■ Written problem
All of the data that follows should be retyped exactly, please, except the pictures.
++++ Dataset content ++++
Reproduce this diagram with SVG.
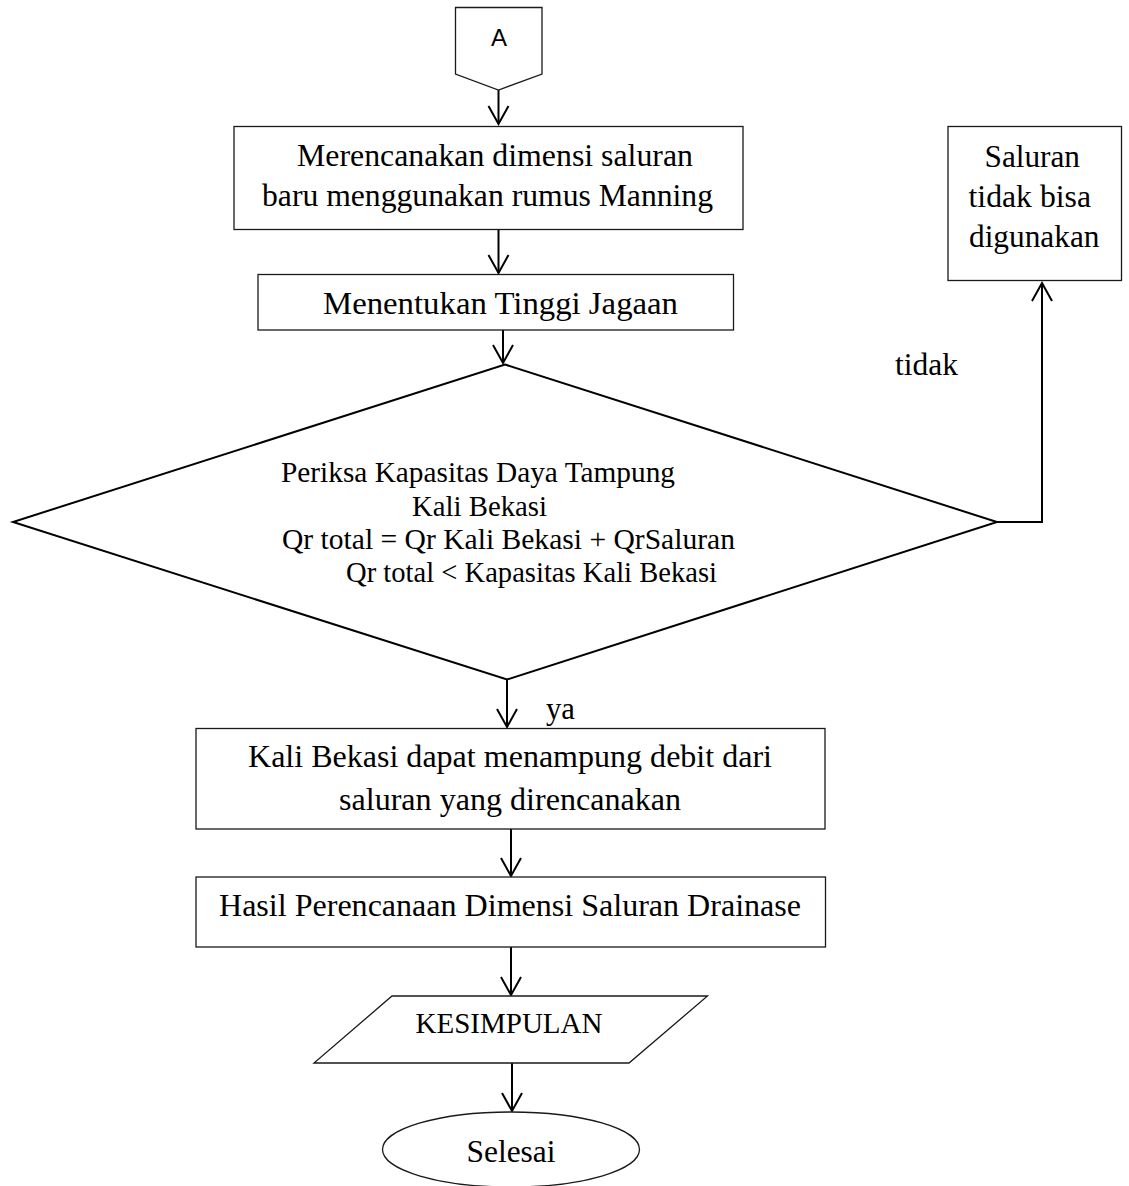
<svg xmlns="http://www.w3.org/2000/svg" width="1129" height="1186" viewBox="0 0 1129 1186">
<style>
.shape{fill:#fff;stroke:#1a1a1a;stroke-width:1.3}
.dia{fill:#fff;stroke:#000;stroke-width:2}
.t{font-family:"Liberation Serif","Times New Roman",serif;fill:#000}
.b{font-size:31px}
.d{font-size:29px}
.c{text-anchor:middle}
.conn{fill:none;stroke:#000;stroke-width:2}
</style>
<defs>
<marker id="arr" markerUnits="userSpaceOnUse" markerWidth="24" markerHeight="24" viewBox="-20 -12 22 24" refX="0" refY="0" orient="auto" overflow="visible">
<path d="M-18,-10 L0,0 L-18,10" fill="none" stroke="#000" stroke-width="2"/>
</marker>
</defs>
<rect width="1129" height="1186" fill="#fff"/>

<g id="connectors">
<line class="conn" x1="498.5" y1="90" x2="498.5" y2="124" marker-end="url(#arr)"/>
<line class="conn" x1="498.5" y1="229" x2="498.5" y2="273" marker-end="url(#arr)"/>
<line class="conn" x1="503" y1="330" x2="503" y2="363" marker-end="url(#arr)"/>
<polyline class="conn" points="997,522 1042,522 1042,283" marker-end="url(#arr)"/>
<line class="conn" x1="507" y1="680" x2="507" y2="727" marker-end="url(#arr)"/>
<line class="conn" x1="511" y1="829" x2="511" y2="876" marker-end="url(#arr)"/>
<line class="conn" x1="511" y1="947" x2="511" y2="995" marker-end="url(#arr)"/>
<line class="conn" x1="512" y1="1063" x2="512" y2="1111" marker-end="url(#arr)"/>
<text class="t b" x="895" y="375" textLength="63" lengthAdjust="spacingAndGlyphs">tidak</text>
<text class="t b" x="546" y="719" textLength="29" lengthAdjust="spacingAndGlyphs">ya</text>
</g>

<g id="connector-A">
<polygon class="shape" points="455.5,7.5 542,7.5 542,74 498.5,90 455.5,74" stroke-width="1"/>
<text x="499" y="45.5" font-family="Liberation Sans, Arial, sans-serif" font-size="24" text-anchor="middle">A</text>
</g>

<g id="box-manning">
<rect class="shape" x="234" y="126.5" width="509" height="103"/>
<text class="t b" x="297" y="166" textLength="396" lengthAdjust="spacingAndGlyphs">Merencanakan dimensi saluran</text>
<text class="t b" x="262" y="206" textLength="451" lengthAdjust="spacingAndGlyphs">baru menggunakan rumus Manning</text>
</g>

<g id="box-tinggi-jagaan">
<rect class="shape" x="258" y="274.5" width="475.5" height="55.5"/>
<text class="t b" x="323" y="314" textLength="355" lengthAdjust="spacingAndGlyphs">Menentukan Tinggi Jagaan</text>
</g>

<g id="decision">
<polygon class="dia" points="505,364.5 997,522 507,679.5 13,522"/>
<text class="t d" x="281" y="482" textLength="394" lengthAdjust="spacingAndGlyphs">Periksa Kapasitas Daya Tampung</text>
<text class="t d" x="412" y="516" textLength="135" lengthAdjust="spacingAndGlyphs">Kali Bekasi</text>
<text class="t d" x="282" y="549" textLength="453" lengthAdjust="spacingAndGlyphs">Qr total = Qr Kali Bekasi + QrSaluran</text>
<text class="t d" x="346" y="582" textLength="371" lengthAdjust="spacingAndGlyphs">Qr total &lt; Kapasitas Kali Bekasi</text>
</g>

<g id="box-tidak-bisa">
<rect class="shape" x="948" y="126.5" width="173.5" height="154"/>
<text class="t b" x="984.5" y="166.5" textLength="95.5" lengthAdjust="spacingAndGlyphs">Saluran</text>
<text class="t b" x="968.5" y="206.5" textLength="122.5" lengthAdjust="spacingAndGlyphs">tidak bisa</text>
<text class="t b" x="969" y="246.5" textLength="130.5" lengthAdjust="spacingAndGlyphs">digunakan</text>
</g>

<g id="box-kali-bekasi">
<rect class="shape" x="196" y="728.5" width="629" height="100.5"/>
<text class="t b" x="248" y="766.5" textLength="524" lengthAdjust="spacingAndGlyphs">Kali Bekasi dapat menampung debit dari</text>
<text class="t b" x="339" y="810" textLength="342" lengthAdjust="spacingAndGlyphs">saluran yang direncanakan</text>
</g>

<g id="box-hasil">
<rect class="shape" x="196" y="877" width="629.5" height="70"/>
<text class="t b" x="219" y="916" textLength="582" lengthAdjust="spacingAndGlyphs">Hasil Perencanaan Dimensi Saluran Drainase</text>
</g>

<g id="kesimpulan">
<polygon class="shape" points="392,996 707.5,996 629,1063 314,1063"/>
<text class="t d" x="415.5" y="1033" textLength="187" lengthAdjust="spacingAndGlyphs">KESIMPULAN</text>
</g>

<g id="selesai">
<ellipse class="shape" cx="511" cy="1149.5" rx="128.5" ry="37.5"/>
<text class="t b" x="466.5" y="1161.5" textLength="89" lengthAdjust="spacingAndGlyphs">Selesai</text>
</g>
</svg>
++++
■ Response below
Reproduce this diagram with SVG.
<svg xmlns="http://www.w3.org/2000/svg" width="1129" height="1186" viewBox="0 0 1129 1186">
<style>
.shape{fill:#fff;stroke:#1a1a1a;stroke-width:1.3}
.dia{fill:#fff;stroke:#000;stroke-width:2}
.t{font-family:"Liberation Serif","Times New Roman",serif;fill:#000}
.b{font-size:31px}
.d{font-size:29px}
.c{text-anchor:middle}
.conn{fill:none;stroke:#000;stroke-width:2}
</style>
<defs>
<marker id="arr" markerUnits="userSpaceOnUse" markerWidth="24" markerHeight="24" viewBox="-20 -12 22 24" refX="0" refY="0" orient="auto" overflow="visible">
<path d="M-18,-10 L0,0 L-18,10" fill="none" stroke="#000" stroke-width="2"/>
</marker>
</defs>
<rect width="1129" height="1186" fill="#fff"/>

<g id="connectors">
<line class="conn" x1="498.5" y1="90" x2="498.5" y2="124" marker-end="url(#arr)"/>
<line class="conn" x1="498.5" y1="229" x2="498.5" y2="273" marker-end="url(#arr)"/>
<line class="conn" x1="503" y1="330" x2="503" y2="363" marker-end="url(#arr)"/>
<polyline class="conn" points="997,522 1042,522 1042,283" marker-end="url(#arr)"/>
<line class="conn" x1="507" y1="680" x2="507" y2="727" marker-end="url(#arr)"/>
<line class="conn" x1="511" y1="829" x2="511" y2="876" marker-end="url(#arr)"/>
<line class="conn" x1="511" y1="947" x2="511" y2="995" marker-end="url(#arr)"/>
<line class="conn" x1="512" y1="1063" x2="512" y2="1111" marker-end="url(#arr)"/>
<text class="t b" x="895" y="375" textLength="63" lengthAdjust="spacingAndGlyphs">tidak</text>
<text class="t b" x="546" y="719" textLength="29" lengthAdjust="spacingAndGlyphs">ya</text>
</g>

<g id="connector-A">
<polygon class="shape" points="455.5,7.5 542,7.5 542,74 498.5,90 455.5,74" stroke-width="1"/>
<text x="499" y="45.5" font-family="Liberation Sans, Arial, sans-serif" font-size="24" text-anchor="middle">A</text>
</g>

<g id="box-manning">
<rect class="shape" x="234" y="126.5" width="509" height="103"/>
<text class="t b" x="297" y="166" textLength="396" lengthAdjust="spacingAndGlyphs">Merencanakan dimensi saluran</text>
<text class="t b" x="262" y="206" textLength="451" lengthAdjust="spacingAndGlyphs">baru menggunakan rumus Manning</text>
</g>

<g id="box-tinggi-jagaan">
<rect class="shape" x="258" y="274.5" width="475.5" height="55.5"/>
<text class="t b" x="323" y="314" textLength="355" lengthAdjust="spacingAndGlyphs">Menentukan Tinggi Jagaan</text>
</g>

<g id="decision">
<polygon class="dia" points="505,364.5 997,522 507,679.5 13,522"/>
<text class="t d" x="281" y="482" textLength="394" lengthAdjust="spacingAndGlyphs">Periksa Kapasitas Daya Tampung</text>
<text class="t d" x="412" y="516" textLength="135" lengthAdjust="spacingAndGlyphs">Kali Bekasi</text>
<text class="t d" x="282" y="549" textLength="453" lengthAdjust="spacingAndGlyphs">Qr total = Qr Kali Bekasi + QrSaluran</text>
<text class="t d" x="346" y="582" textLength="371" lengthAdjust="spacingAndGlyphs">Qr total &lt; Kapasitas Kali Bekasi</text>
</g>

<g id="box-tidak-bisa">
<rect class="shape" x="948" y="126.5" width="173.5" height="154"/>
<text class="t b" x="984.5" y="166.5" textLength="95.5" lengthAdjust="spacingAndGlyphs">Saluran</text>
<text class="t b" x="968.5" y="206.5" textLength="122.5" lengthAdjust="spacingAndGlyphs">tidak bisa</text>
<text class="t b" x="969" y="246.5" textLength="130.5" lengthAdjust="spacingAndGlyphs">digunakan</text>
</g>

<g id="box-kali-bekasi">
<rect class="shape" x="196" y="728.5" width="629" height="100.5"/>
<text class="t b" x="248" y="766.5" textLength="524" lengthAdjust="spacingAndGlyphs">Kali Bekasi dapat menampung debit dari</text>
<text class="t b" x="339" y="810" textLength="342" lengthAdjust="spacingAndGlyphs">saluran yang direncanakan</text>
</g>

<g id="box-hasil">
<rect class="shape" x="196" y="877" width="629.5" height="70"/>
<text class="t b" x="219" y="916" textLength="582" lengthAdjust="spacingAndGlyphs">Hasil Perencanaan Dimensi Saluran Drainase</text>
</g>

<g id="kesimpulan">
<polygon class="shape" points="392,996 707.5,996 629,1063 314,1063"/>
<text class="t d" x="415.5" y="1033" textLength="187" lengthAdjust="spacingAndGlyphs">KESIMPULAN</text>
</g>

<g id="selesai">
<ellipse class="shape" cx="511" cy="1149.5" rx="128.5" ry="37.5"/>
<text class="t b" x="466.5" y="1161.5" textLength="89" lengthAdjust="spacingAndGlyphs">Selesai</text>
</g>
</svg>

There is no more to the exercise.